9. The family and the community are central to the well-being of the child. Therefore in any decisions consideration should be given to:
a. Ensuring that the family, community and other significant role players are consulted in all decisions relating to the child.
b. How decisions affecting the offender will affect the child, family and community.
c. The particular relationship between the offender and the child must be considered.
d. Keeping disruptive intervention into child, family and community life to a minimum in order to avoid secondary victimisation of the child.
10. A person who commits a sexual offence must be held accountable for his or her actions and should be encouraged to wholly accept responsibility for his or her behaviour, and to develop insight into the impact of such behaviour on the child and family.
11. In deciding sanctions for a person who has been found guilty of committing a sexual offence against a child:
a.

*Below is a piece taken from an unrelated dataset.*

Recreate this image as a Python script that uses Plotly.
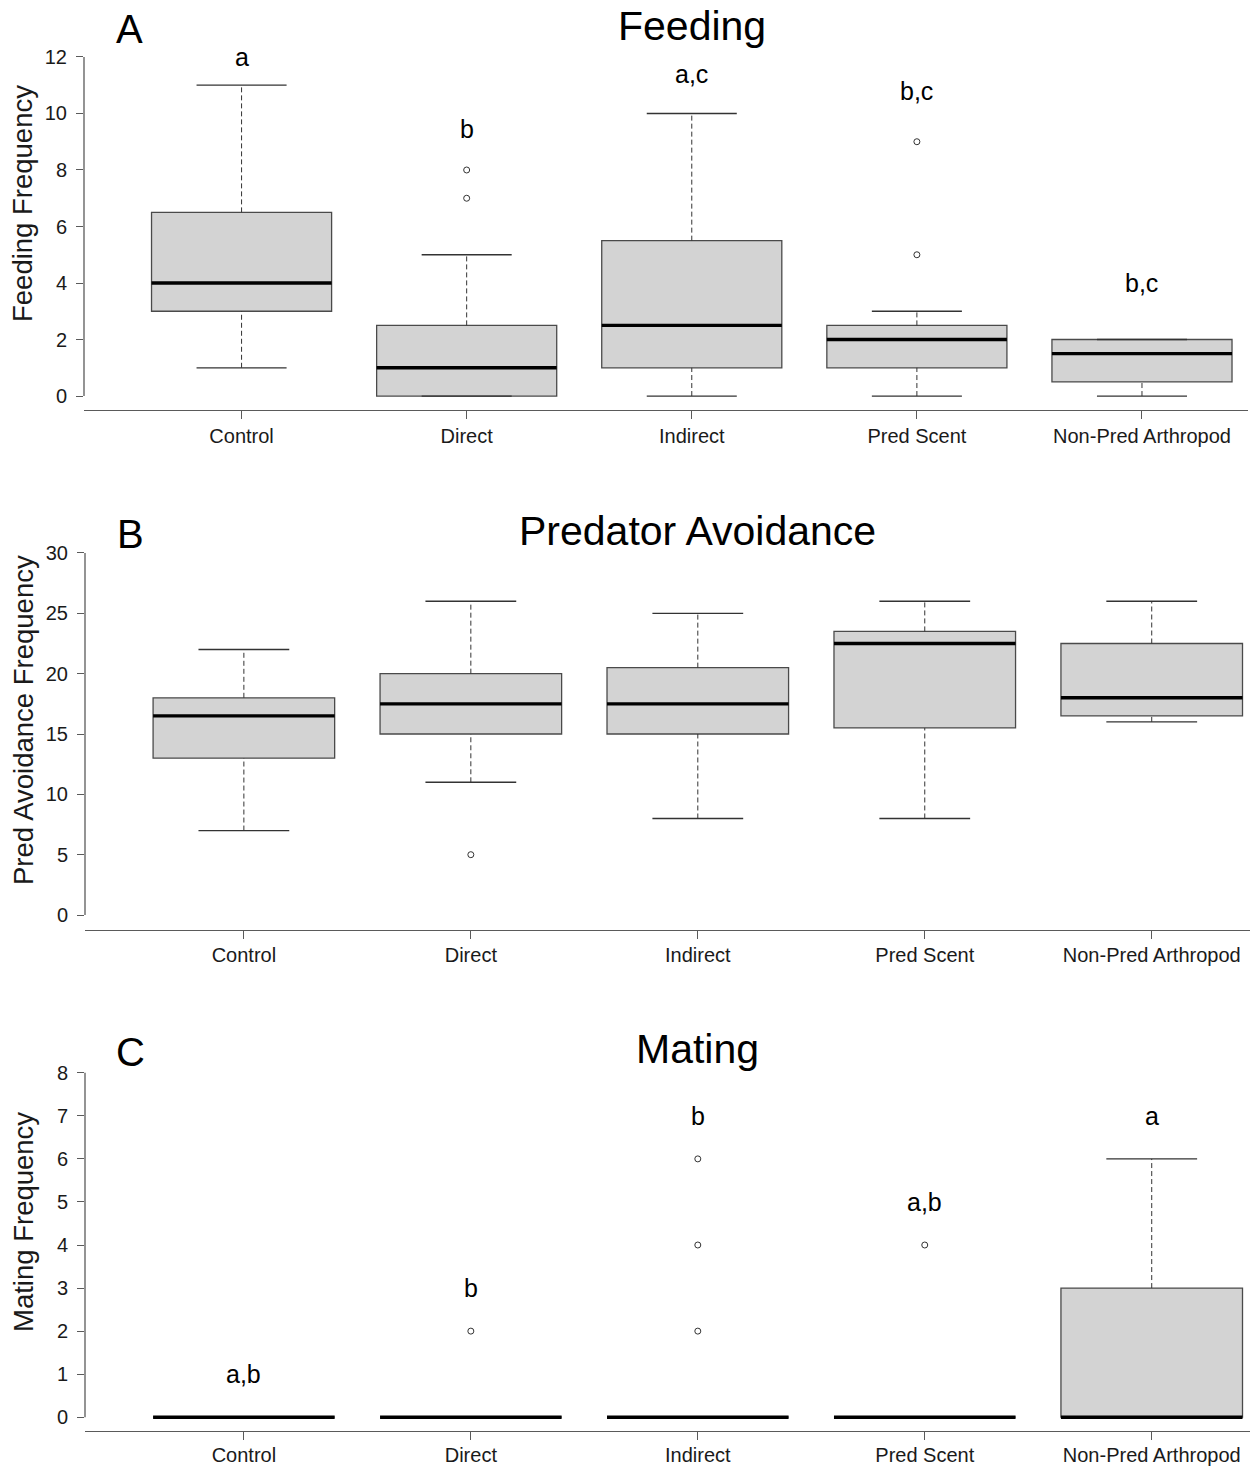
import plotly.graph_objects as go

# ---------------- data ----------------
categories = ["Control", "Direct", "Indirect", "Pred Scent", "Non-Pred Arthropod"]

# Panel A - Feeding
feed_lower = [1, 0, 0, 0, 0]
feed_q1 = [3, 0, 1, 1, 0.5]
feed_median = [4, 1, 2.5, 2, 1.5]
feed_q3 = [6.5, 2.5, 5.5, 2.5, 2]
feed_upper = [11, 5, 10, 3, 2]
feed_outliers = [[], [7, 8], [], [5, 9], []]
feed_letters = ["a", "b", "a,c", "b,c", "b,c"]
feed_letter_y = [12, 9.45, 11.4, 10.8, 4.0]
feed_ticks = [0, 2, 4, 6, 8, 10, 12]

# Panel B - Predator Avoidance
pa_lower = [7, 11, 8, 8, 16]
pa_q1 = [13, 15, 15, 15.5, 16.5]
pa_median = [16.5, 17.5, 17.5, 22.5, 18]
pa_q3 = [18, 20, 20.5, 23.5, 22.5]
pa_upper = [22, 26, 25, 26, 26]
pa_outliers = [[], [5], [], [], []]
pa_letters = ["", "", "", "", ""]
pa_letter_y = [0, 0, 0, 0, 0]
pa_ticks = [0, 5, 10, 15, 20, 25, 30]

# Panel C - Mating
mate_lower = [0, 0, 0, 0, 0]
mate_q1 = [0, 0, 0, 0, 0]
mate_median = [0, 0, 0, 0, 0]
mate_q3 = [0, 0, 0, 0, 3]
mate_upper = [0, 0, 0, 0, 6]
mate_outliers = [[], [2], [2, 4, 6], [4], []]
mate_letters = ["a,b", "b", "b", "a,b", "a"]
mate_letter_y = [1, 3, 7, 5, 7]
mate_ticks = [0, 1, 2, 3, 4, 5, 6, 7, 8]

panel_titles = ["Feeding", "Predator Avoidance", "Mating"]
panel_tags = ["A", "B", "C"]
y_titles = ["Feeding Frequency", "Pred Avoidance Frequency", "Mating Frequency"]

# ---------------- styling / geometry ----------------
W, H = 1256, 1466
FONT = "Liberation Sans, Arial, Helvetica, sans-serif"
BOX_FILL = "#D3D3D3"
EDGE = "#4a4a4a"
AXIS_COL = "#5a5a5a"
TEXT_COL = "#1a1a1a"
BOXW = 0.8
CAPW = 0.4

# pixel geometry of each panel: (left, right, top, bottom), x-range, y-range,
# title centre y px, y-title centre y px, x tick-label standoff
geom = [
    dict(l=84, r=1248, t=43.4, b=409.6, xr=[0.3, 5.471], yr=[-0.48, 12.48], ty=26, yt=204, xs=0),
    dict(l=85, r=1250, t=538.5, b=929.5, xr=[0.3, 5.433], yr=[-1.2, 31.2], ty=531, yt=720, xs=-1),
    dict(l=85, r=1250, t=1059, b=1431, xr=[0.3, 5.433], yr=[-0.32, 8.32], ty=1049, yt=1222, xs=-2),
]

panels = [
    (feed_lower, feed_q1, feed_median, feed_q3, feed_upper, feed_outliers, feed_letters, feed_letter_y, feed_ticks),
    (pa_lower, pa_q1, pa_median, pa_q3, pa_upper, pa_outliers, pa_letters, pa_letter_y, pa_ticks),
    (mate_lower, mate_q1, mate_median, mate_q3, mate_upper, mate_outliers, mate_letters, mate_letter_y, mate_ticks),
]

fig = go.Figure()
annotations = []
shapes = []
pos = list(range(1, len(categories) + 1))


def py(px):
    return 1 - px / H


for k, (lo, q1, med, q3, hi, outs, letters, letter_y, ticks) in enumerate(panels):
    sfx = "" if k == 0 else str(k + 1)
    xa, ya = "x" + sfx, "y" + sfx

    # boxes
    fig.add_trace(go.Bar(
        x=pos, base=q1, y=[b - a for a, b in zip(q1, q3)], width=BOXW,
        marker=dict(color=BOX_FILL, line=dict(color=EDGE, width=1.3)),
        xaxis=xa, yaxis=ya, showlegend=False, hoverinfo="skip"))

    # whiskers (dashed)
    wx, wy = [], []
    for p, a, b, c, d in zip(pos, lo, q1, q3, hi):
        wx += [p, p, None, p, p, None]
        wy += [a, b, None, c, d, None]
    fig.add_trace(go.Scatter(x=wx, y=wy, mode="lines",
                             line=dict(color="#333333", width=1, dash="5px,3px"),
                             xaxis=xa, yaxis=ya, showlegend=False, hoverinfo="skip"))

    # whisker caps
    cx, cy = [], []
    for p, a, d in zip(pos, lo, hi):
        cx += [p - CAPW / 2, p + CAPW / 2, None, p - CAPW / 2, p + CAPW / 2, None]
        cy += [a, a, None, d, d, None]
    fig.add_trace(go.Scatter(x=cx, y=cy, mode="lines",
                             line=dict(color="#333333", width=1.3),
                             xaxis=xa, yaxis=ya, showlegend=False, hoverinfo="skip"))

    # medians
    mx, my = [], []
    for p, m in zip(pos, med):
        mx += [p - BOXW / 2, p + BOXW / 2, None]
        my += [m, m, None]
    fig.add_trace(go.Scatter(x=mx, y=my, mode="lines",
                             line=dict(color="black", width=3.4),
                             xaxis=xa, yaxis=ya, showlegend=False, hoverinfo="skip"))

    # outliers
    ox, oy = [], []
    for p, o in zip(pos, outs):
        ox += [p] * len(o)
        oy += list(o)
    fig.add_trace(go.Scatter(x=ox, y=oy, mode="markers",
                             marker=dict(symbol="circle-open", size=6, color="#333333",
                                         line=dict(width=1, color="#333333")),
                             xaxis=xa, yaxis=ya, showlegend=False, hoverinfo="skip"))

    g = geom[k]
    fig.update_layout(**{
        ("xaxis" + sfx): dict(
            domain=[g["l"] / W, g["r"] / W], range=g["xr"], anchor=ya,
            tickmode="array", tickvals=pos, ticktext=categories,
            ticks="outside", ticklen=8, tickwidth=1.2, tickcolor=AXIS_COL,
            ticklabelstandoff=g["xs"],
            showline=True, linecolor=AXIS_COL, linewidth=1.3,
            showgrid=False, zeroline=False, automargin=False,
            tickfont=dict(family=FONT, size=20, color=TEXT_COL),
        ),
        ("yaxis" + sfx): dict(
            domain=[py(g["b"]), py(g["t"])], range=g["yr"], anchor=xa,
            tickmode="array", tickvals=ticks,
            ticks="outside", ticklen=7, tickwidth=1.2, tickcolor=AXIS_COL,
            ticklabelstandoff=5,
            showline=False, showgrid=False, zeroline=False, automargin=False,
            tickfont=dict(family=FONT, size=20, color=TEXT_COL),
        ),
    })

    # y axis line spanning the tick range only
    shapes.append(dict(type="line", xref=xa + " domain", yref=ya,
                       x0=0, x1=0, y0=min(ticks), y1=max(ticks),
                       line=dict(color=AXIS_COL, width=1.3)))

    # significance letters
    for p, t, yv in zip(pos, letters, letter_y):
        if t:
            annotations.append(dict(x=p, y=yv, xref=xa, yref=ya, text=t, showarrow=False,
                                    xanchor="center", yanchor="middle",
                                    font=dict(family=FONT, size=25, color="black")))

    # panel title and tag
    annotations.append(dict(x=3.0, y=py(g["ty"]), xref=xa, yref="paper", text=panel_titles[k],
                            showarrow=False, xanchor="center", yanchor="middle",
                            font=dict(family=FONT, size=41, color="black")))
    annotations.append(dict(x=0.5, y=py(g["ty"] + 3), xref=xa, yref="paper", text=panel_tags[k],
                            showarrow=False, xanchor="center", yanchor="middle",
                            font=dict(family=FONT, size=40, color="black")))
    # y title
    annotations.append(dict(x=23 / W, y=py(g["yt"]), xref="paper", yref="paper", text=y_titles[k],
                            showarrow=False, xanchor="center", yanchor="middle", textangle=-90,
                            font=dict(family=FONT, size=27.5, color=TEXT_COL)))

fig.update_layout(
    width=W, height=H, margin=dict(l=0, r=0, t=0, b=0),
    paper_bgcolor="white", plot_bgcolor="white", template="none",
    showlegend=False, annotations=annotations, shapes=shapes,
)

fig.write_html("out.html")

The sanctions applied should ensure the safety and security of the child, family and community;
b. The sanctions should promote the restoration of the child, family and community.
In addition
c. The young sexual offender bears special consideration in respect of sanctions and rehabilitation.
d. In considering the long-term goal of safety and security of children, families and communities, the possibility of rehabilitating the sexual offender should be considered.
e. The interests of the victim should be considered in any decision regarding sanctions.
12. In all actions, in the investigation, the procedures, penalties and other actions, there should be awareness of, respect for, and cognizance taken of the needs, values and beliefs of particular cultural and ethnic groups applicable to the victim, the offender, and to their communities.
13. The victim has the right to protection from publicity about the offence.
14. The child and family are entitled to receive such therapeutic assistance as is necessary to promote healthy functioning. Where possible the offender should make a financial or material contribution to such assistance.
2.6.1 The principles embodied in the UN Convention on the Rights of the Child, 1989; the African Children’s Charter, 1990; the Constitution, 1996; and the above set of principles should underlie all legislative reforms. It should further guide the conduct of all actors involved in this field.
[13] For the text, see Van Bueren (ed) International Documents on Children 7 et seq.
1[4] For the text, see Van Bueren (ed) International Documents on Children 33 et seq.
[15] The possibility of a Community Charter of Rights of Children is being discussed within Europe: European Parliament Doc. EN\PR\122138.
[16] In accordance with African tradition, the responsibilities of children are also recognised. See Article 31 of the African Charter on the Rights and Welfare of the Child, 1990.
[17] For a description of the genesis of the section on children’s rights, see Lourens du Plessis and Hugh Corder Understanding South Africa’s Transitional Bill of Rights 186. The section was incorporated basically unchanged as section 28 of the new Constitution, 1996. See further Julia Sloth-Nielsen “Chicken soup or chainsaws: Some implications of the constitutionalisation of children’s rights in South Africa” 1996 Acta Juridica 7 et seq.
[18] See, for instance, Fraser v Children’s Court, Pretoria North 1997 2 SA 218 (T) on the constitutionality of section 18(4)(d) of the Child Care Act, 1983.